By Dr David Cliff, Gedanken
A classic line in many organisations runs something like this: “To err is human; to forgive is not organisational policy.” It is usually delivered with a smile, but like all good humour it contains an uncomfortable truth. In many environments, mistakes are tolerated only until they are visible.
That tension feels increasingly cultural rather than merely corporate. Nowadays we appear quicker to judge than to understand, faster to condemn than to learn. Social media has amplified immediacy. Reaction now precedes reflection. Emotional expression is rewarded; considered reasoning often arrives too late to shape the narrative.
Neuroscience reminds us that reflection, empathy and higherorder reasoning require cognitive space. They are slower processes. They do not flourish in reactive environments. Modern leaders, however, operate precisely in such environments.
The contemporary organisational landscape is saturated with information-abundant, complex, often contradictory. Leaders are expected to synthesise this rapidly and communicate clarity to their teams, shareholders and wider stakeholders. They must respond to multiple pressures, shifting markets and regulatory scrutiny, often with incomplete data and little time. It is little wonder that many astute leaders employ coaches and mentors. Structured reflection is no longer a luxury; it is a strategic necessity.
At the same time, accountability has intensified. It can even be transgenerational. Today’s leaders may find themselves apologising for historic practices embedded in cultures they did not create. Behaviours once tolerated-sometimes once celebrated-are now rightly challenged. Yet the velocity of judgement leaves little room for context, growth or repair.
We have also, it seems, diminished the notion of apprenticeship in leadership. Political and corporate tenures are shortening. It is possible to ascend rapidly on potential rather than depth of experience, only to find oneself exposed publicly when inevitable missteps occur. Recent political debate around party leadership confidence illustrates how swiftly ideological tension and public expectation collide. There is often little tolerance for orientation, calibration or gradual mastery. We expect individuals to “hit the ground running,” as though leadership were instinctive rather than developmental.
The consequence is predictable.

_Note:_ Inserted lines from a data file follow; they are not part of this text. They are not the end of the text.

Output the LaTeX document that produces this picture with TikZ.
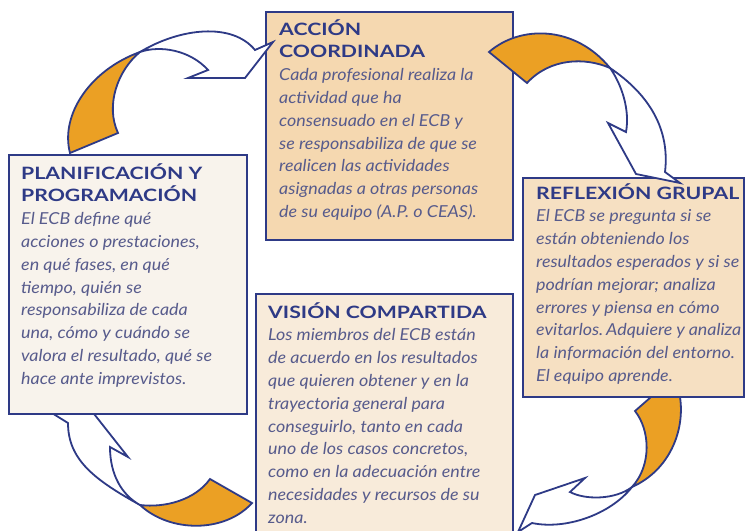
\documentclass[tikz,border=0pt]{standalone}
\usepackage{fontspec}
\setmainfont{Lato}
\newfontfamily\ttlfamily[FakeStretch=1.25]{Lato}
\newfontfamily\bdyfamily[FakeStretch=1.085]{Lato}
\definecolor{navy}{HTML}{2E3A86}
\definecolor{bodyc}{HTML}{575B8C}
\definecolor{arrorange}{HTML}{EBA024}
\definecolor{fillA}{HTML}{F5D8B0}
\definecolor{fillP}{HTML}{F8F3EC}
\definecolor{fillR}{HTML}{F6E0C2}
\definecolor{fillV}{HTML}{F8EBDA}
\newcommand\ttlf{\ttlfamily\fontsize{17}{22.8}\selectfont\bfseries\color{navy}}
\newcommand\bdyf{\bdyfamily\fontsize{16.5}{22.8}\selectfont\itshape\color{bodyc}}
\newcommand\lead{\fontsize{16}{22.8}\selectfont\frenchspacing\leavevmode}
\begin{document}
\begin{tikzpicture}[x=1pt,y=-1pt,
  box/.style={draw=navy, line width=2pt, anchor=north west, inner sep=0pt},
  txt/.style={anchor=base west, inner sep=0pt},
  orangepart/.style={draw=navy, line width=1.8pt, fill=arrorange},
  whitepart/.style={draw=navy, line width=1.8pt, fill=white}]
\clip (0,0) rectangle (746,530);
\fill[white] (0,0) rectangle (746,530);
% boxes A and V
\node[box, fill=fillA, minimum width=247pt, minimum height=228pt] (boxA) at (265,11) {};
\node[box, fill=fillV, minimum width=257pt, minimum height=260pt] (boxV) at (255,293) {};
% arrow 3 (R -> V)
\path[orangepart] (659,390) -- (635,411) .. controls (650,430) and (652,465) .. (632,487)
  .. controls (670,470) and (685,430) .. (680,397) -- (679,390) -- cycle;
\path[whitepart] (632,487) .. controls (610,515) and (565,530) .. (532,523) -- (518,532)
  -- (535,495) -- (585,478) -- (570,492) .. controls (585,500) and (615,500) .. (632,487) -- cycle;
% box R
\node[box, fill=fillR, minimum width=221pt, minimum height=219pt] (boxR) at (522,177) {};
% arrow 2 (A -> R)
\path[orangepart] (489,52) .. controls (520,25) and (575,25) .. (610,68)
  .. controls (585,57) and (550,58) .. (527,83) -- cycle;
\path[whitepart] (610,68) .. controls (650,95) and (670,130) .. (665,172) -- (680,183)
  -- (636,174) -- (608,123) -- (626,132) .. controls (630,110) and (622,85) .. (610,68) -- cycle;
% arrow 1 (P -> A)
\path[orangepart] (70,153) .. controls (60,115) and (90,70) .. (140,52)
  .. controls (118,70) and (105,105) .. (118,133) -- cycle;
\path[whitepart] (140,52) .. controls (180,28) and (232,22) .. (255,50) -- (273,42)
  -- (245,78) -- (188,78) -- (208,70) .. controls (190,50) and (160,45) .. (140,52) -- cycle;
% arrow 4 (V -> P)
\path[orangepart] (140,505) .. controls (170,533) and (225,533) .. (252,503) -- (210,479)
  .. controls (195,500) and (165,508) .. (140,505) -- cycle;
\path[whitepart] (140,505) .. controls (95,480) and (68,460) .. (68,423) -- (39,405)
  -- (87,405) -- (128,457) -- (110,447) .. controls (110,475) and (122,495) .. (140,505) -- cycle;
% box P
\node[box, fill=fillP, minimum width=238pt, minimum height=259pt] (boxP) at (8,154) {};
% texts
\node[txt] (txtA) at (279,35) {\begin{minipage}[t]{232pt}\lead
{\ttlf ACCIÓN\\COORDINADA}\\
{\bdyf Cada profesional realiza la\\
actividad que ha\\
consensuado en el ECB y\\
se responsabiliza de que se\\
realicen las actividades\\
asignadas a otras personas\\
de su equipo (A.P. o CEAS).}
\end{minipage}};
\node[txt] (txtP) at (21,179) {\begin{minipage}[t]{224pt}\lead
{\ttlf PLANIFICACIÓN Y\\PROGRAMACIÓN}\\
{\bdyf El ECB define qué\\
acciones o prestaciones,\\
en qué fases, en qué\\
tiempo, quién se\\
responsabiliza de cada\\
una, cómo y cuándo se\\
valora el resultado, qué se\\
hace ante imprevistos.}
\end{minipage}};
\node[txt] (txtR) at (536,199) {\begin{minipage}[t]{205pt}\lead
{\ttlf REFLEXIÓN GRUPAL}\\
{\bdyf El ECB se pregunta si se\\
están obteniendo los\\
resultados esperados y si se\\
podrían mejorar; analiza\\
errores y piensa en cómo\\
evitarlos.\,Adquiere y analiza\\
la información del entorno.\\
El equipo aprende.}
\end{minipage}};
\node[txt] (txtV) at (268,318) {\begin{minipage}[t]{240pt}\lead
{\ttlf VISIÓN COMPARTIDA}\\
{\bdyf Los miembros del ECB están\\
de acuerdo en los resultados\\
que quieren obtener y en la\\
trayectoria general para\\
conseguirlo, tanto en cada\\
uno de los casos concretos,\\
como en la adecuación entre\\
necesidades y recursos de su\\
zona.}
\end{minipage}};
\end{tikzpicture}
\end{document}
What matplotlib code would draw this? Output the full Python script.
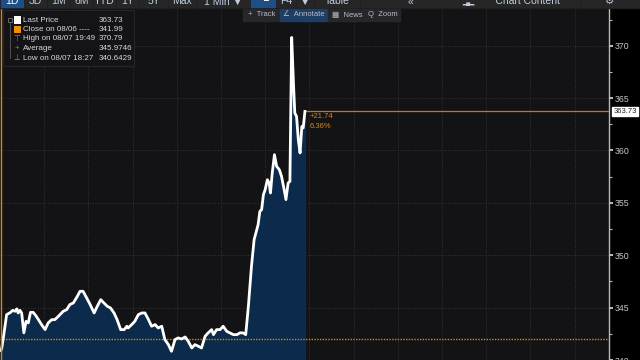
import matplotlib.pyplot as plt
from matplotlib.patches import Rectangle

# intraday price, hours from the open
hours = [0.02, 0.04, 0.07, 0.15, 0.23, 0.29, 0.34, 0.38, 0.41, 0.45, 0.49, 0.54, 0.59,
         0.64, 0.69, 0.75, 0.81, 0.87, 0.94, 1.02, 1.09, 1.17, 1.24, 1.32, 1.43, 1.51,
         1.58, 1.66, 1.75, 1.81, 1.88, 1.96, 2.04, 2.13, 2.20, 2.28, 2.35, 2.43, 2.50,
         2.58, 2.65, 2.73, 2.81, 2.87, 2.90, 2.98, 3.05, 3.13, 3.21, 3.28, 3.36, 3.43,
         3.51, 3.58, 3.66, 3.73, 3.81, 3.88, 3.96, 4.03, 4.11, 4.19, 4.26, 4.34, 4.41,
         4.49, 4.56, 4.64, 4.71, 4.79, 4.83, 4.90, 4.98, 5.05, 5.13, 5.20, 5.28, 5.36,
         5.43, 5.50, 5.56, 5.62, 5.69, 5.75, 5.81, 5.84, 5.88, 5.92, 5.96, 6.00, 6.05,
         6.09, 6.12, 6.16, 6.21, 6.26, 6.32, 6.37, 6.43, 6.47, 6.52, 6.56, 6.60, 6.64,
         6.67, 6.71, 6.75, 6.79, 6.83, 6.86, 6.90]
price = [340.9, 341.15, 341.95, 344.33, 344.52, 344.74, 344.65, 344.88, 344.49, 344.74,
         344.49, 342.59, 343.69, 343.54, 344.55, 344.55, 344.24, 343.85, 343.38, 342.90,
         343.54, 343.85, 343.85, 344.17, 344.65, 344.81, 345.29, 345.45, 346.08, 346.56,
         346.56, 345.93, 345.29, 344.49, 345.12, 345.76, 345.45, 345.12, 344.97, 344.49,
         343.85, 342.90, 342.90, 343.22, 343.06, 343.38, 343.69, 344.33, 344.49, 344.49,
         343.85, 343.22, 343.38, 343.06, 343.22, 341.95, 341.47, 340.83, 341.95, 342.11,
         342.01, 342.20, 341.78, 341.15, 341.47, 341.31, 341.15, 342.26, 342.59, 342.90,
         342.42, 342.90, 342.90, 343.22, 342.74, 342.59, 342.42, 342.42, 342.59, 342.59,
         342.42, 345.12, 348.94, 351.49, 352.44, 352.92, 354.19, 354.35, 355.78, 356.26,
         357.21, 356.90, 355.94, 357.85, 359.60, 358.48, 358.17, 357.53, 356.26, 355.31,
         356.90, 357.05, 370.79, 366.44, 363.58, 363.25, 361.03, 359.76, 362.30, 362.15,
         363.73]

last_price = 363.73
prev_close = 341.99
change_txt = ["+21.74", "6.36%"]
yticks = [340, 345, 350, 355, 360, 365, 370]

legend_rows = [("Last Price", "363.73"),
               ("Close on 08/06 ----", "341.99"),
               ("High on 08/07 19:49", "370.79"),
               ("Average", "345.9746"),
               ("Low on 08/07 18:27", "340.6429")]

top_buttons = ["1D", "3D", "1M", "6M", "YTD", "1Y", "5Y", "Max", "1 Min \u25BC", "",
               "F4", "\u25BC", "Table", "\u00AB", "     Chart Content", "\u2699"]
top_edges = [0, 24, 47, 70, 93, 116, 139, 168, 196, 250, 276, 296, 314, 360, 460, 580, 640]
tools = ["+  Track", "\u2220  Annotate", "\u25A6  News", "Q  Zoom"]
tool_edges = [243, 280, 328, 366, 400]

W, H = 640, 360
plt.rcParams['font.family'] = ['Liberation Sans', 'DejaVu Sans']
fig = plt.figure(figsize=(6.4, 3.6), dpi=100, facecolor='black')


def fx(x):
    return x / W


def fy(y):
    return 1 - y / H


ax = fig.add_axes([0, 0, 609 / W, 352 / H])
ax.set_facecolor('#131316')
ax.set_xlim(0, 13.78)
ax.set_ylim(340.0, 373.6)

ax.set_xticks(range(1, 14))
ax.set_yticks(yticks)
ax.set_yticks([y + 2.5 for y in yticks], minor=True)
ax.grid(True, color='#3c3c40', linestyle=(0, (1, 2)), linewidth=0.6)
ax.tick_params(axis='x', length=0, labelbottom=False)
ax.yaxis.tick_right()
ax.tick_params(axis='y', which='major', colors='#e0e0e0', labelcolor='#c8c8c8',
               length=3, width=1.2, labelsize=6.3, pad=1)
ax.tick_params(axis='y', which='minor', colors='#bbbbbb', length=2, width=0.8)
for s in ['top', 'left', 'bottom']:
    ax.spines[s].set_visible(False)
ax.spines['right'].set_color('#bbbbbb')
ax.spines['right'].set_linewidth(1)

ax.fill_between(hours, price, 340.0, color='#0c2a4c', zorder=2)
ax.plot(hours, price, color='white', lw=2.0, zorder=4, solid_joinstyle='round')

ax.axhline(prev_close, color='#d8870a', lw=1, linestyle=(0, (1, 1)), zorder=3)
ax.axvline(0.03, color='#d8870a', lw=1, zorder=5)
ax.plot([hours[-1], 13.78], [last_price, last_price], color='#c87a08', lw=0.9, zorder=3)
ax.text(hours[-1] + 0.1, last_price - 0.15, change_txt[0], color='#d08a1a',
        fontsize=5.5, va='top', ha='left')
ax.text(hours[-1] + 0.1, last_price - 1.1, change_txt[1], color='#d08a1a',
        fontsize=5.5, va='top', ha='left')
ax.annotate(f"{last_price:.2f}", xy=(1.0, last_price),
            xycoords=('axes fraction', 'data'), xytext=(3, 0),
            textcoords='offset points', va='center', ha='left', fontsize=5.5,
            color='#222222', annotation_clip=False,
            bbox=dict(boxstyle='square,pad=0.15', fc='white', ec='white'))

# top toolbar (cut off by the frame)
fig.patches.append(Rectangle((0, fy(7.5)), 1, 7.5 / H, transform=fig.transFigure,
                             color='#1e1e1e', zorder=0))
for i, lab in enumerate(top_buttons):
    x0, x1 = top_edges[i], top_edges[i + 1]
    fc = '#1d4f86' if i in (0, 9) else '#262626'
    fig.patches.append(Rectangle((fx(x0 + 1), fy(7)), (x1 - x0 - 2) / W, 7 / H,
                                 transform=fig.transFigure, color=fc, zorder=1))
    fig.text(fx((x0 + x1) / 2), fy(6.5), lab, ha='center', va='bottom', fontsize=7.5,
             color='#c0cde0' if i else 'white', zorder=2)
fig.text(fx(263), fy(7), "\u2514", ha='center', va='bottom', fontsize=9,
         color='white', zorder=2)
fig.text(fx(468), fy(6.5), "\u2582\u2584\u2582", ha='center', va='bottom', fontsize=4,
         color='#c0cde0', zorder=2)

# secondary toolbar
for i, lab in enumerate(tools):
    x0, x1 = tool_edges[i], tool_edges[i + 1]
    fc = '#1e3f63' if i == 1 else '#26272a'
    fig.patches.append(Rectangle((fx(x0), fy(21)), (x1 - x0) / W, 12 / H,
                                 transform=fig.transFigure, color=fc, zorder=6))
    fig.text(fx((x0 + x1) / 2), fy(15), lab, ha='center', va='center', fontsize=5.5,
             color='#b8bcc4', zorder=7)

# legend box
fig.patches.append(Rectangle((fx(3), fy(66)), 131 / W, 56 / H, transform=fig.transFigure,
                             fc='#141416', ec='#2a2a2e', lw=0.6, zorder=6))
fig.lines.append(plt.Line2D([fx(10), fx(10)], [fy(22), fy(58)], transform=fig.transFigure,
                            color='#666666', lw=0.5, zorder=7))
icons = ['', '', '\u22A4', '+', '\u22A5']
for i, (lab, val) in enumerate(legend_rows):
    yy = 20 + i * 9.5
    if i < 2:
        fig.patches.append(Rectangle((fx(14), fy(yy + 3.5)), 7 / W, 7 / H,
                                     transform=fig.transFigure,
                                     fc='white' if i == 0 else '#f0900a', zorder=7))
    else:
        fig.text(fx(17), fy(yy), icons[i], ha='center', va='center', fontsize=5.5,
                 color='#8a8a8a', zorder=7)
    fig.text(fx(23), fy(yy), lab, ha='left', va='center', fontsize=5.8,
             color='#d8d8d8', zorder=7)
    fig.text(fx(99), fy(yy), val, ha='left', va='center', fontsize=5.8,
             color='#d8d8d8', zorder=7)
fig.patches.append(Rectangle((fx(8), fy(22)), 4 / W, 4 / H, transform=fig.transFigure,
                             fc='none', ec='#888888', lw=0.5, zorder=7))

fig.savefig('out.png', dpi=100, facecolor='black')
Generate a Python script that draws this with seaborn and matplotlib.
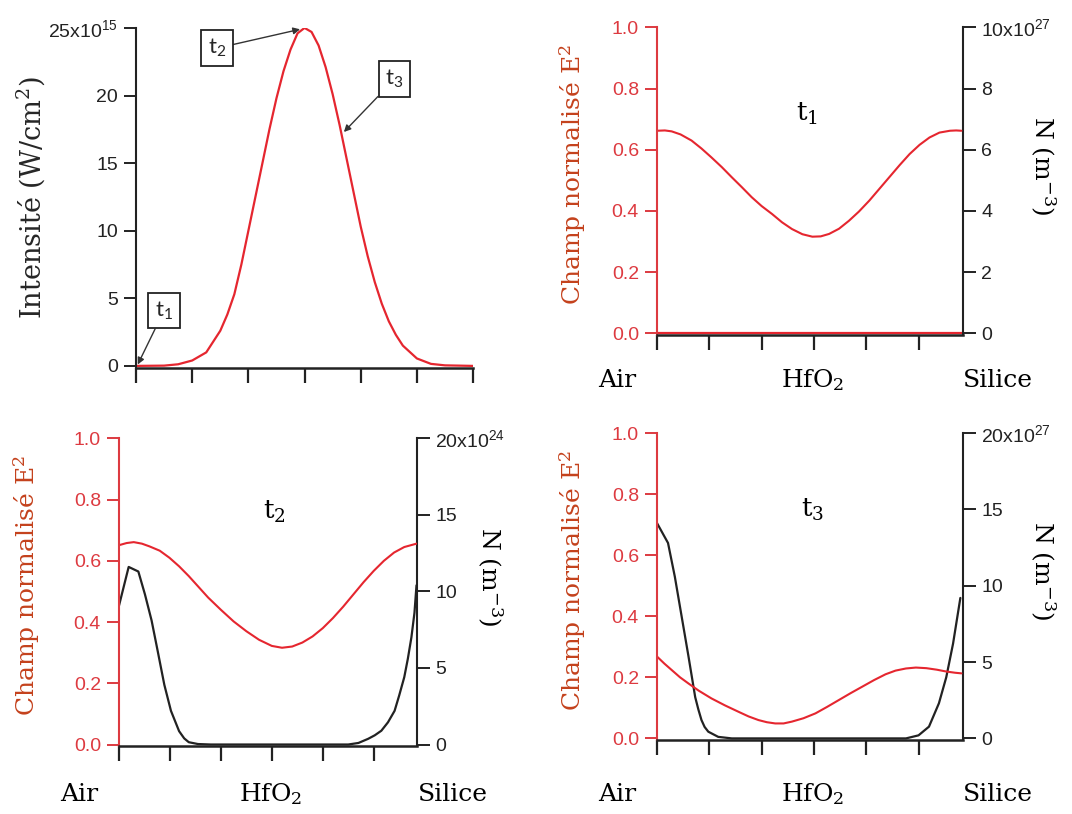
import matplotlib
matplotlib.use("Agg")
import matplotlib.pyplot as plt
import seaborn as sns

# pulse intensity (x 1e15 W/cm2) across the film
pulse_x = [0.0, 0.5, 0.75, 1.0, 1.25, 1.5, 1.625, 1.75, 1.875, 2.0, 2.125,
           2.25, 2.375, 2.5, 2.625, 2.75, 2.875, 3.0, 3.125, 3.25, 3.375,
           3.5, 3.625, 3.75, 3.875, 4.0, 4.125, 4.25, 4.375, 4.5, 4.625,
           4.75, 5.0, 5.25, 5.5, 6.0]
pulse_i = [0.0, 0.02, 0.12, 0.4, 1.0, 2.6, 3.8, 5.3, 7.5, 10.0, 12.5,
           15.0, 17.5, 19.8, 21.8, 23.4, 24.6, 25.0, 24.7, 23.7, 22.1,
           20.1, 17.8, 15.3, 12.8, 10.3, 8.1, 6.2, 4.6, 3.3, 2.3,
           1.5, 0.55, 0.15, 0.04, 0.0]

# t1: normalised field and electron density (x 1e27)
t1_x = [0.0, 0.15, 0.28, 0.45, 0.66, 0.85, 1.04, 1.24, 1.43, 1.62, 1.81,
        2.0, 2.2, 2.39, 2.58, 2.78, 2.97, 3.13, 3.29, 3.48, 3.67, 3.86,
        4.06, 4.25, 4.44, 4.64, 4.83, 5.02, 5.21, 5.4, 5.6, 5.72, 5.82]
t1_e2 = [0.662, 0.663, 0.66, 0.65, 0.63, 0.604, 0.575, 0.543, 0.51, 0.478,
         0.445, 0.416, 0.39, 0.363, 0.341, 0.324, 0.316, 0.317, 0.325,
         0.342, 0.368, 0.398, 0.434, 0.472, 0.51, 0.55, 0.586, 0.616, 0.64,
         0.656, 0.662, 0.663, 0.662]
t1_nx = [0.0, 5.85]
t1_n = [0.0, 0.0]

# t2: normalised field and electron density (x 1e24)
t2_x = [0.0, 0.15, 0.29, 0.45, 0.6, 0.8, 0.99, 1.18, 1.37, 1.56, 1.75,
        2.0, 2.25, 2.5, 2.75, 3.0, 3.2, 3.4, 3.6, 3.8, 4.0, 4.2, 4.4, 4.6,
        4.8, 5.0, 5.2, 5.4, 5.6, 5.84]
t2_e2 = [0.651, 0.658, 0.661, 0.656, 0.647, 0.633, 0.61, 0.582, 0.55,
         0.515, 0.48, 0.44, 0.402, 0.37, 0.342, 0.322, 0.316, 0.32, 0.333,
         0.353, 0.38, 0.413, 0.45, 0.49, 0.53, 0.567, 0.6, 0.627, 0.645,
         0.656]
t2_nx = [0.0, 0.19, 0.38, 0.51, 0.64, 0.76, 0.89, 1.02, 1.18, 1.28, 1.37,
         1.55, 1.8, 4.5, 4.7, 4.89, 5.02, 5.15, 5.28, 5.41, 5.5, 5.6, 5.67,
         5.74, 5.8, 5.84]
t2_n = [9.07, 11.6, 11.3, 9.8, 8.1, 6.1, 3.9, 2.2, 0.87, 0.4, 0.15, 0.03,
        0.0, 0.0, 0.1, 0.37, 0.6, 0.9, 1.45, 2.2, 3.2, 4.4, 5.6, 7.0, 8.6,
        10.4]

# t3: normalised field and electron density (x 1e27)
t3_x = [0.0, 0.14, 0.28, 0.44, 0.6, 0.8, 1.04, 1.3, 1.56, 1.75, 1.94, 2.1,
        2.26, 2.42, 2.58, 2.8, 3.03, 3.25, 3.48, 3.7, 3.92, 4.15, 4.37,
        4.56, 4.76, 4.95, 5.15, 5.35, 5.53, 5.7, 5.82]
t3_e2 = [0.268, 0.245, 0.224, 0.2, 0.18, 0.156, 0.131, 0.108, 0.087, 0.072,
         0.06, 0.053, 0.049, 0.049, 0.055, 0.066, 0.082, 0.103, 0.126,
         0.148, 0.169, 0.191, 0.21, 0.222, 0.229, 0.232, 0.23, 0.225, 0.219,
         0.215, 0.213]
t3_nx = [0.0, 0.21, 0.34, 0.47, 0.6, 0.73, 0.79, 0.85, 0.91, 0.98, 1.17,
         1.43, 4.76, 5.0, 5.2, 5.39, 5.53, 5.66, 5.8]
t3_n = [14.1, 12.8, 10.6, 8.0, 5.4, 2.7, 1.9, 1.2, 0.75, 0.44, 0.1, 0.0,
        0.0, 0.2, 0.77, 2.3, 4.0, 6.2, 9.2]

layer_names = ["Air", r"$\mathregular{HfO_2}$", "Silice"]
n_ticks_t1 = ["0", "2", "4", "6", "8", r"$\mathregular{10x10^{27}}$"]
n_ticks_t2 = ["0", "5", "10", "15", r"$\mathregular{20x10^{24}}$"]
n_ticks_t3 = ["0", "5", "10", "15", r"$\mathregular{20x10^{27}}$"]

RED = "#e5262f"
TICK_RED = "#dd3a40"
LABEL_RED = "#c4411c"
SERIF = "DejaVu Serif"
SANS = "Liberation Sans"

sns.set_style("ticks")
plt.rcParams["font.family"] = [SANS, "DejaVu Sans"]

fig = plt.figure(figsize=(10.72, 8.14), dpi=100)


def style_axis(ax, left_color):
    for side in ("top", "right"):
        ax.spines[side].set_visible(False)
    ax.spines["left"].set_color(left_color)
    ax.spines["left"].set_linewidth(1.5)
    ax.spines["bottom"].set_color("#222222")
    ax.spines["bottom"].set_linewidth(1.8)
    ax.tick_params(axis="y", direction="out", length=9, width=1.4,
                   colors=left_color, labelsize=14, pad=4)
    ax.tick_params(axis="x", direction="out", length=11, width=1.6,
                   color="#222222", labelbottom=False)
    ax.set_xlabel("")
    ax.set_ylabel("")


def field_panel(rect, xs, e2, nx, n, nmax, nlabels, n_color, title, title_xy,
                label_x, nlabel_x, text_y):
    ax = fig.add_axes(rect)
    ax2 = ax.twinx()
    sns.lineplot(x=nx, y=n, ax=ax2, color=n_color, linewidth=1.6,
                 estimator=None, sort=False)
    ax2.set_ylim(-0.005 * nmax, nmax)
    ax2.set_yticks([nmax * i / (len(nlabels) - 1) for i in range(len(nlabels))])
    ax2.set_yticklabels(nlabels)
    for side in ("top", "left", "bottom"):
        ax2.spines[side].set_visible(False)
    ax2.spines["right"].set_color("#222222")
    ax2.spines["right"].set_linewidth(1.5)
    ax2.tick_params(axis="y", direction="out", length=9, width=1.4,
                    colors="#222222", labelsize=14, pad=4)
    ax2.set_ylabel("")

    sns.lineplot(x=xs, y=e2, ax=ax, color=RED, linewidth=1.5,
                 estimator=None, sort=False)
    ax.set_zorder(ax2.get_zorder() + 1)
    ax.patch.set_visible(False)
    ax.set_xlim(0, 5.85)
    ax.set_ylim(-0.005, 1.0)
    ax.set_yticks([0.0, 0.2, 0.4, 0.6, 0.8, 1.0])
    ax.set_yticklabels(["0.0", "0.2", "0.4", "0.6", "0.8", "1.0"])
    ax.set_xticks([0, 1, 2, 3, 4, 5])
    style_axis(ax, TICK_RED)
    ax2.set_xlim(0, 5.85)

    ax.text(*title_xy, title, transform=ax.transAxes, ha="center",
            va="center", fontsize=19, family=SERIF, color="black")

    height = rect[3]
    fig.text(label_x, rect[1] + height * 0.52,
             r"Champ normalisé $\mathregular{E^2}$", rotation=90,
             ha="center", va="center", fontsize=18, family=SERIF,
             color=LABEL_RED)
    fig.text(nlabel_x, rect[1] + height * 0.55, r"N ($\mathregular{m^{-3}}$)",
             rotation=270, ha="center", va="center", fontsize=18,
             family=SERIF, color="black")
    cx = [rect[0] - 0.037, rect[0] + rect[2] * 0.51, rect[0] + rect[2] + 0.033]
    for x, name in zip(cx, layer_names):
        fig.text(x, text_y, name, ha="center", va="center", fontsize=18,
                 family=SERIF, color="black")
    return ax


# top-left: pulse intensity
ax0 = fig.add_axes([0.1269, 0.548, 0.3144, 0.4177])
sns.lineplot(x=pulse_x, y=pulse_i, ax=ax0, color=RED, linewidth=1.6,
             estimator=None, sort=False)
ax0.set_xlim(0, 6)
ax0.set_ylim(-0.15, 25)
ax0.set_yticks([0, 5, 10, 15, 20, 25])
ax0.set_yticklabels(["0", "5", "10", "15", "20",
                     r"$\mathregular{25x10^{15}}$"])
ax0.set_xticks([0, 1, 2, 3, 4, 5, 6])
style_axis(ax0, "#222222")
fig.text(0.028, 0.757, r"Intensité (W/$\mathregular{cm^2}$)", rotation=90,
         ha="center", va="center", fontsize=19.5, family=SERIF)

box = dict(boxstyle="square,pad=0.3", fc="white", ec="#222222", lw=1.3)
arrow = dict(arrowstyle="-|>", color="#333333", lw=1.0, mutation_scale=10,
             shrinkA=0, shrinkB=0)
for label, tip, pos in [(r"$\mathregular{t_1}$", (0.03, 0.1), (0.5, 4.1)),
                        (r"$\mathregular{t_2}$", (2.92, 24.9), (1.44, 23.5)),
                        (r"$\mathregular{t_3}$", (3.7, 17.3), (4.6, 21.2))]:
    ax0.annotate(label, xy=tip, xytext=pos, ha="center", va="center",
                 fontsize=16, family="Lato", bbox=box, arrowprops=arrow)

field_panel([0.6129, 0.5885, 0.2854, 0.378], t1_x, t1_e2, t1_nx, t1_n,
            10.0, n_ticks_t1, RED, r"$\mathregular{t_1}$", (0.49, 0.72),
            0.5345, 0.973, 0.533)
field_panel([0.1110, 0.0835, 0.2780, 0.378], t2_x, t2_e2, t2_nx, t2_n,
            20.0, n_ticks_t2, "#222222", r"$\mathregular{t_2}$", (0.52, 0.76),
            0.025, 0.457, 0.024)
field_panel([0.6129, 0.091, 0.2854, 0.377], t3_x, t3_e2, t3_nx, t3_n,
            20.0, n_ticks_t3, "#222222", r"$\mathregular{t_3}$", (0.51, 0.75),
            0.5345, 0.973, 0.024)

fig.savefig("out.png", dpi=100)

A culture of defensive leadership emerges. When mistakes surface, the reflex becomes containment rather than curiosity. Public contrition replaces private learning. Individuals are required to “fall on their swords,” sometimes for errors that are systemic rather than singular. This may satisfy the appetite for visible accountability, but it impoverishes the organisation’s long-term intelligence and resilience.
Many organisations now speak of “no-blame” cultures. Properly understood, this is not an abdication of responsibility. It is an acknowledgment that learning requires psychological safety. Failure is undesirable, but it is also inseparable from growth and innovation. Success, by contrast, can obscure valuable lessons beneath celebration and corporate hyperbole.
A genuinely learning-oriented organisation rests on several principles:
1. Psychological safety with accountability – Individuals must be able to surface errors without fear of humiliation, while remaining responsible for addressing them.
2. Systemic analysis over scapegoating – Most failures arise from interactions between processes, incentives and human judgement. Examine the system before isolating the individual.
3. Structured reflection – Create formal space for review, debrief and integration of learning. Insight rarely emerges in haste.
4. Proportional response – Distinguish between negligence, misjudgement and innovation risk. Not all mistakes are equal, and responses should reflect that distinction.
5. Developmental continuity – Retain and support capable leaders through error when integrity remains intact. Experience, once integrated, becomes organisational capital rather than reputational debris.
This is not indulgence. It is strategic maturity. An organisation that cannot metabolise failure will eventually be paralysed by it.
The well-known biblical image of “let he who is without sin cast the first stone” captures something timeless about collective judgement. In a culture of investigations, headlines and instantaneous commentary, stones have become metaphorical missiles. Technology increases transparency, which is broadly healthy, but it also accelerates outrage. At times, one senses less a pursuit of justice than a release of collective frustration.
The question for leaders, organisations and societies is therefore profound: what kind of environment do we wish to create around human fallibility? If every error demands immediate expulsion, few will risk innovation. If every stumble is treated as existential failure, courage will recede.
Those who step forward-who accept responsibility, who make decisions under uncertainty-deserve rigorous scrutiny. But they also deserve proportion and humanity. Ethical, reflective leaders will still err. The issue is not whether mistakes occur; it is whether we convert them into wisdom or into spectacle.
In the long game of leadership, learning outperforms condemnation. The organisations and institutions that endure will not be those that never falter, but those that know how to fall, reflect and rise stronger.